Question

Find the particular solution of the differential equation $\dfrac{dy}{dx}=1+{{x}^{2}}+{{y}^{2}}+{{x}^{2}}{{y}^{2}},$ given that $y=1$ when $x=0.$

Answer 1

We will use the variables separable form to find the general integral of the given differential equation. Then we will find the constant of integral by putting the initial values given. The general equation with the arbitrary constant replaced by a particular value is called the particular solution.
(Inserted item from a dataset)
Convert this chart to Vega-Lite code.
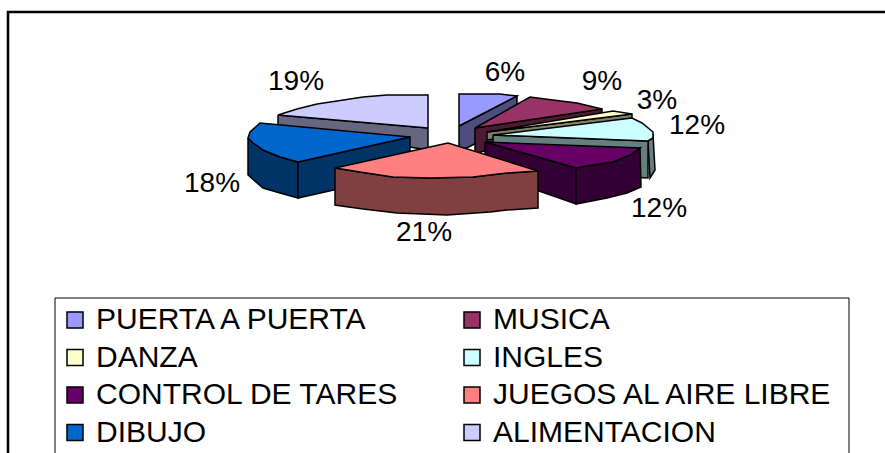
{"$schema":"https://vega.github.io/schema/vega-lite/v6.json","width":885,"height":453,"padding":0,"autosize":{"type":"none"},"background":"white","view":{"stroke":null},"config":{"view":{"stroke":null},"text":{"font":"Liberation Sans"}},
"encoding":{"x":{"field":"x","type":"quantitative","scale":{"domain":[0,885],"nice":false,"zero":false},"axis":null},"y":{"field":"y","type":"quantitative","scale":{"domain":[453,0],"nice":false,"zero":false},"axis":null}},
"layer":[
{"data":{"values":[{"x":8,"y":453,"i":1},{"x":8,"y":12,"i":2},{"x":885,"y":12,"i":3}]},"mark":{"type":"line","stroke":"black","strokeWidth":2.5},"encoding":{"order":{"field":"i"}}},
{"data":{"values":[{"x":55,"x2":849,"y":298,"y2":470}]},"mark":{"type":"rect","fill":"white","stroke":"black","strokeWidth":1,"clip":true},"encoding":{"x2":{"field":"x2"},"y2":{"field":"y2"}}},
{"data":{"values":[
{"part":"a1","cara":"ALIMENTACION lado","x":278,"y":115,"i":1},{"part":"a1","cara":"ALIMENTACION lado","x":428,"y":128,"i":2},{"part":"a1","cara":"ALIMENTACION lado","x":428,"y":150,"i":3},{"part":"a1","cara":"ALIMENTACION lado","x":278,"y":125,"i":4},{"part":"a1","cara":"ALIMENTACION lado","x":278,"y":115,"i":5},
{"part":"a2","cara":"ALIMENTACION","x":428,"y":128,"i":1},{"part":"a2","cara":"ALIMENTACION","x":428,"y":95,"i":2},{"part":"a2","cara":"ALIMENTACION","x":387,"y":95,"i":3},{"part":"a2","cara":"ALIMENTACION","x":363,"y":97,"i":4},{"part":"a2","cara":"ALIMENTACION","x":337,"y":101,"i":5},{"part":"a2","cara":"ALIMENTACION","x":317,"y":104,"i":6},{"part":"a2","cara":"ALIMENTACION","x":297,"y":109,"i":7},{"part":"a2","cara":"ALIMENTACION","x":278,"y":115,"i":8},{"part":"a2","cara":"ALIMENTACION","x":428,"y":128,"i":9},
{"part":"d1","cara":"DIBUJO lado","x":248,"y":138,"i":1},{"part":"d1","cara":"DIBUJO lado","x":248,"y":175,"i":2},{"part":"d1","cara":"DIBUJO lado","x":263,"y":188,"i":3},{"part":"d1","cara":"DIBUJO lado","x":280,"y":193,"i":4},{"part":"d1","cara":"DIBUJO lado","x":298,"y":198,"i":5},{"part":"d1","cara":"DIBUJO lado","x":298,"y":162,"i":6},{"part":"d1","cara":"DIBUJO lado","x":280,"y":157,"i":7},{"part":"d1","cara":"DIBUJO lado","x":263,"y":150,"i":8},{"part":"d1","cara":"DIBUJO lado","x":248,"y":138,"i":9},
{"part":"d2","cara":"DIBUJO lado","x":298,"y":162,"i":1},{"part":"d2","cara":"DIBUJO lado","x":410,"y":137,"i":2},{"part":"d2","cara":"DIBUJO lado","x":410,"y":173,"i":3},{"part":"d2","cara":"DIBUJO lado","x":298,"y":198,"i":4},{"part":"d2","cara":"DIBUJO lado","x":298,"y":162,"i":5},
{"part":"d3","cara":"DIBUJO","x":410,"y":137,"i":1},{"part":"d3","cara":"DIBUJO","x":298,"y":162,"i":2},{"part":"d3","cara":"DIBUJO","x":280,"y":157,"i":3},{"part":"d3","cara":"DIBUJO","x":263,"y":150,"i":4},{"part":"d3","cara":"DIBUJO","x":253,"y":143,"i":5},{"part":"d3","cara":"DIBUJO","x":248,"y":138,"i":6},{"part":"d3","cara":"DIBUJO","x":250,"y":132,"i":7},{"part":"d3","cara":"DIBUJO","x":260,"y":123,"i":8},{"part":"d3","cara":"DIBUJO","x":410,"y":137,"i":9},
{"part":"p1","cara":"PUERTA A PUERTA lado","x":459,"y":126,"i":1},{"part":"p1","cara":"PUERTA A PUERTA lado","x":517,"y":96,"i":2},{"part":"p1","cara":"PUERTA A PUERTA lado","x":517,"y":122,"i":3},{"part":"p1","cara":"PUERTA A PUERTA lado","x":459,"y":152,"i":4},{"part":"p1","cara":"PUERTA A PUERTA lado","x":459,"y":126,"i":5},
{"part":"p2","cara":"PUERTA A PUERTA","x":459,"y":126,"i":1},{"part":"p2","cara":"PUERTA A PUERTA","x":459,"y":94,"i":2},{"part":"p2","cara":"PUERTA A PUERTA","x":500,"y":94,"i":3},{"part":"p2","cara":"PUERTA A PUERTA","x":517,"y":96,"i":4},{"part":"p2","cara":"PUERTA A PUERTA","x":459,"y":126,"i":5},
{"part":"m1","cara":"MUSICA lado","x":475,"y":128,"i":1},{"part":"m1","cara":"MUSICA lado","x":602,"y":109,"i":2},{"part":"m1","cara":"MUSICA lado","x":602,"y":113,"i":3},{"part":"m1","cara":"MUSICA lado","x":475,"y":154,"i":4},{"part":"m1","cara":"MUSICA lado","x":475,"y":128,"i":5},
{"part":"m2","cara":"MUSICA","x":475,"y":128,"i":1},{"part":"m2","cara":"MUSICA","x":530,"y":97,"i":2},{"part":"m2","cara":"MUSICA","x":553,"y":100,"i":3},{"part":"m2","cara":"MUSICA","x":577,"y":103,"i":4},{"part":"m2","cara":"MUSICA","x":602,"y":109,"i":5},{"part":"m2","cara":"MUSICA","x":475,"y":128,"i":6},
{"part":"z1","cara":"DANZA lado","x":487,"y":132,"i":1},{"part":"z1","cara":"DANZA lado","x":632,"y":114,"i":2},{"part":"z1","cara":"DANZA lado","x":632,"y":118,"i":3},{"part":"z1","cara":"DANZA lado","x":487,"y":140,"i":4},{"part":"z1","cara":"DANZA lado","x":487,"y":132,"i":5},
{"part":"z2","cara":"DANZA","x":487,"y":132,"i":1},{"part":"z2","cara":"DANZA","x":613,"y":111,"i":2},{"part":"z2","cara":"DANZA","x":632,"y":114,"i":3},{"part":"z2","cara":"DANZA","x":487,"y":132,"i":4},
{"part":"n1","cara":"INGLES lado","x":653,"y":134,"i":1},{"part":"n1","cara":"INGLES lado","x":655,"y":170,"i":2},{"part":"n1","cara":"INGLES lado","x":650,"y":178,"i":3},{"part":"n1","cara":"INGLES lado","x":648,"y":141,"i":4},{"part":"n1","cara":"INGLES lado","x":653,"y":134,"i":5},
{"part":"n2","cara":"INGLES lado","x":493,"y":135,"i":1},{"part":"n2","cara":"INGLES lado","x":648,"y":141,"i":2},{"part":"n2","cara":"INGLES lado","x":648,"y":178,"i":3},{"part":"n2","cara":"INGLES lado","x":493,"y":172,"i":4},{"part":"n2","cara":"INGLES lado","x":493,"y":135,"i":5},
{"part":"n3","cara":"INGLES","x":493,"y":135,"i":1},{"part":"n3","cara":"INGLES","x":632,"y":118,"i":2},{"part":"n3","cara":"INGLES","x":642,"y":123,"i":3},{"part":"n3","cara":"INGLES","x":653,"y":132,"i":4},{"part":"n3","cara":"INGLES","x":653,"y":138,"i":5},{"part":"n3","cara":"INGLES","x":648,"y":141,"i":6},{"part":"n3","cara":"INGLES","x":493,"y":135,"i":7},
{"part":"c1","cara":"CONTROL DE TARES lado","x":485,"y":142,"i":1},{"part":"c1","cara":"CONTROL DE TARES lado","x":576,"y":168,"i":2},{"part":"c1","cara":"CONTROL DE TARES lado","x":576,"y":204,"i":3},{"part":"c1","cara":"CONTROL DE TARES lado","x":485,"y":172,"i":4},{"part":"c1","cara":"CONTROL DE TARES lado","x":485,"y":142,"i":5},
{"part":"c2","cara":"CONTROL DE TARES lado","x":576,"y":168,"i":1},{"part":"c2","cara":"CONTROL DE TARES lado","x":593,"y":165,"i":2},{"part":"c2","cara":"CONTROL DE TARES lado","x":613,"y":162,"i":3},{"part":"c2","cara":"CONTROL DE TARES lado","x":630,"y":155,"i":4},{"part":"c2","cara":"CONTROL DE TARES lado","x":640,"y":148,"i":5},{"part":"c2","cara":"CONTROL DE TARES lado","x":641,"y":187,"i":6},{"part":"c2","cara":"CONTROL DE TARES lado","x":627,"y":193,"i":7},{"part":"c2","cara":"CONTROL DE TARES lado","x":607,"y":198,"i":8},{"part":"c2","cara":"CONTROL DE TARES lado","x":576,"y":204,"i":9},{"part":"c2","cara":"CONTROL DE TARES lado","x":576,"y":168,"i":10},
{"part":"c3","cara":"CONTROL DE TARES","x":485,"y":142,"i":1},{"part":"c3","cara":"CONTROL DE TARES","x":640,"y":148,"i":2},{"part":"c3","cara":"CONTROL DE TARES","x":630,"y":155,"i":3},{"part":"c3","cara":"CONTROL DE TARES","x":613,"y":162,"i":4},{"part":"c3","cara":"CONTROL DE TARES","x":593,"y":165,"i":5},{"part":"c3","cara":"CONTROL DE TARES","x":576,"y":168,"i":6},{"part":"c3","cara":"CONTROL DE TARES","x":485,"y":142,"i":7},
{"part":"j1","cara":"JUEGOS AL AIRE LIBRE lado","x":335,"y":168,"i":1},{"part":"j1","cara":"JUEGOS AL AIRE LIBRE lado","x":335,"y":205,"i":2},{"part":"j1","cara":"JUEGOS AL AIRE LIBRE lado","x":363,"y":209,"i":3},{"part":"j1","cara":"JUEGOS AL AIRE LIBRE lado","x":397,"y":213,"i":4},{"part":"j1","cara":"JUEGOS AL AIRE LIBRE lado","x":447,"y":215,"i":5},{"part":"j1","cara":"JUEGOS AL AIRE LIBRE lado","x":490,"y":212,"i":6},{"part":"j1","cara":"JUEGOS AL AIRE LIBRE lado","x":507,"y":210,"i":7},{"part":"j1","cara":"JUEGOS AL AIRE LIBRE lado","x":538,"y":208,"i":8},{"part":"j1","cara":"JUEGOS AL AIRE LIBRE lado","x":538,"y":171,"i":9},{"part":"j1","cara":"JUEGOS AL AIRE LIBRE lado","x":507,"y":173,"i":10},{"part":"j1","cara":"JUEGOS AL AIRE LIBRE lado","x":473,"y":177,"i":11},{"part":"j1","cara":"JUEGOS AL AIRE LIBRE lado","x":430,"y":178,"i":12},{"part":"j1","cara":"JUEGOS AL AIRE LIBRE lado","x":393,"y":177,"i":13},{"part":"j1","cara":"JUEGOS AL AIRE LIBRE lado","x":360,"y":172,"i":14},{"part":"j1","cara":"JUEGOS AL AIRE LIBRE lado","x":335,"y":168,"i":15},
{"part":"j2","cara":"JUEGOS AL AIRE LIBRE","x":448,"y":143,"i":1},{"part":"j2","cara":"JUEGOS AL AIRE LIBRE","x":538,"y":171,"i":2},{"part":"j2","cara":"JUEGOS AL AIRE LIBRE","x":507,"y":173,"i":3},{"part":"j2","cara":"JUEGOS AL AIRE LIBRE","x":473,"y":177,"i":4},{"part":"j2","cara":"JUEGOS AL AIRE LIBRE","x":430,"y":178,"i":5},{"part":"j2","cara":"JUEGOS AL AIRE LIBRE","x":393,"y":177,"i":6},{"part":"j2","cara":"JUEGOS AL AIRE LIBRE","x":360,"y":172,"i":7},{"part":"j2","cara":"JUEGOS AL AIRE LIBRE","x":335,"y":168,"i":8},{"part":"j2","cara":"JUEGOS AL AIRE LIBRE","x":448,"y":143,"i":9}
]},
"mark":{"type":"line","filled":true,"stroke":"black","strokeWidth":1.5,"strokeJoin":"miter"},
"encoding":{"order":{"field":"i"},"detail":{"field":"part"},
"color":{"field":"cara","type":"nominal","scale":{"domain":["PUERTA A PUERTA","MUSICA","DANZA","INGLES","CONTROL DE TARES","JUEGOS AL AIRE LIBRE","DIBUJO","ALIMENTACION","PUERTA A PUERTA lado","MUSICA lado","DANZA lado","INGLES lado","CONTROL DE TARES lado","JUEGOS AL AIRE LIBRE lado","DIBUJO lado","ALIMENTACION lado"],"range":["#9999FF","#993366","#FFFFCC","#CCFFFF","#660066","#FF8080","#0066CC","#CCCCFF","#4D4D80","#4D1A33","#808066","#668080","#330033","#804040","#003366","#666680"]},
"legend":{"values":["PUERTA A PUERTA","DANZA","CONTROL DE TARES","DIBUJO","MUSICA","INGLES","JUEGOS AL AIRE LIBRE","ALIMENTACION"],"title":null,"orient":"none","legendX":55,"legendY":298,"columns":2,"padding":7,"symbolType":"square","symbolSize":256,"symbolOffset":-2,"symbolStrokeColor":"black","symbolStrokeWidth":1.5,"symbolOpacity":1,"labelFont":"Liberation Sans","labelFontSize":30,"labelColor":"black","labelOffset":6,"labelLimit":500,"rowPadding":7.5,"columnPadding":60}}}},
{"data":{"values":[{"actividad":"PUERTA A PUERTA","pct":"6%","x":505,"y":73},{"actividad":"MUSICA","pct":"9%","x":602,"y":82},{"actividad":"DANZA","pct":"3%","x":657,"y":101},{"actividad":"INGLES","pct":"12%","x":697,"y":126},{"actividad":"CONTROL DE TARES","pct":"12%","x":659,"y":209},{"actividad":"JUEGOS AL AIRE LIBRE","pct":"21%","x":424,"y":233},{"actividad":"DIBUJO","pct":"18%","x":212,"y":184},{"actividad":"ALIMENTACION","pct":"19%","x":296,"y":82}]},
"mark":{"type":"text","font":"Liberation Sans","fontSize":28,"color":"black","baseline":"middle","align":"center"},
"encoding":{"text":{"field":"pct"}}}
]}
Complete step by step answer:
Let us consider the given differential equation $\dfrac{dy}{dx}=1+{{x}^{2}}+{{y}^{2}}+{{x}^{2}}{{y}^{2}}.$
Since ${{y}^{2}}$ is common in the second and third term, we will take that out to get $\dfrac{dy}{dx}=\left( 1+{{x}^{2}} \right)+{{y}^{2}}\left( 1+{{x}^{2}} \right).$
After taking ${{y}^{2}}$ out, we will get an equation in which $1+{{x}^{2}}$ is common. So, we will take that out to get $\dfrac{dy}{dx}=\left( 1+{{x}^{2}} \right)\left( 1+{{y}^{2}} \right).$
Now, in the LHS, we get two terms of $x$ alone and $y$ alone. And so, we will take the variables separable form so that we can integrate the equation, $\dfrac{dy}{\left( 1+{{y}^{2}} \right)}=\left( 1+{{x}^{2}} \right)dx.$
After separating the variables, we will integrate the whole equation to get $\int{\left( \dfrac{1}{1+{{y}^{2}}} \right)}dy=\int{\left( 1+{{x}^{2}} \right)dx}.$
In the LHS, we will open the bracket to get $\int{\dfrac{1}{1+{{y}^{2}}}dy}=\int{dx}+\int{\left( 1+{{x}^{2}} \right)dx}.$
Now, we will use some of the identities to find the above integrals, $\int{{{x}^{n}}dx=\dfrac{{{x}^{n+1}}}{n+1} }$ and $\int{\dfrac{1}{1+{{y}^{2}}}}dy={{\tan }^{-1}}y.$
When we apply the identities, we will get the general solution of the differential equation as ${{\tan }^{-1}}y=x+\dfrac{{{x}^{3}}}{3}+C$ where $C$ is the constant of integration.
Let us apply the initial values $y=1$ when $x=0$ in the general solution to find the particular value of the constant of integration ${{\tan }^{-1}}1=0+0+C.$
So, we will get the value of the constant as $C={{\tan }^{-1}}1=\dfrac{\pi }{4},$ because we have ${{\tan }^{-1}}\dfrac{\pi }{4}=1.$

Hence, the particular solution is ${{\tan }^{-1}}y=x+\dfrac{{{x}^{3}}}{3}+\dfrac{\pi }{4}.$

Note: The general solution of a differential equation contains arbitrary constants. When the values of the arbitrary constants are substituted in the equation, we will get the particular solution. The solution that cannot be derived from the general solution is called the singular solution.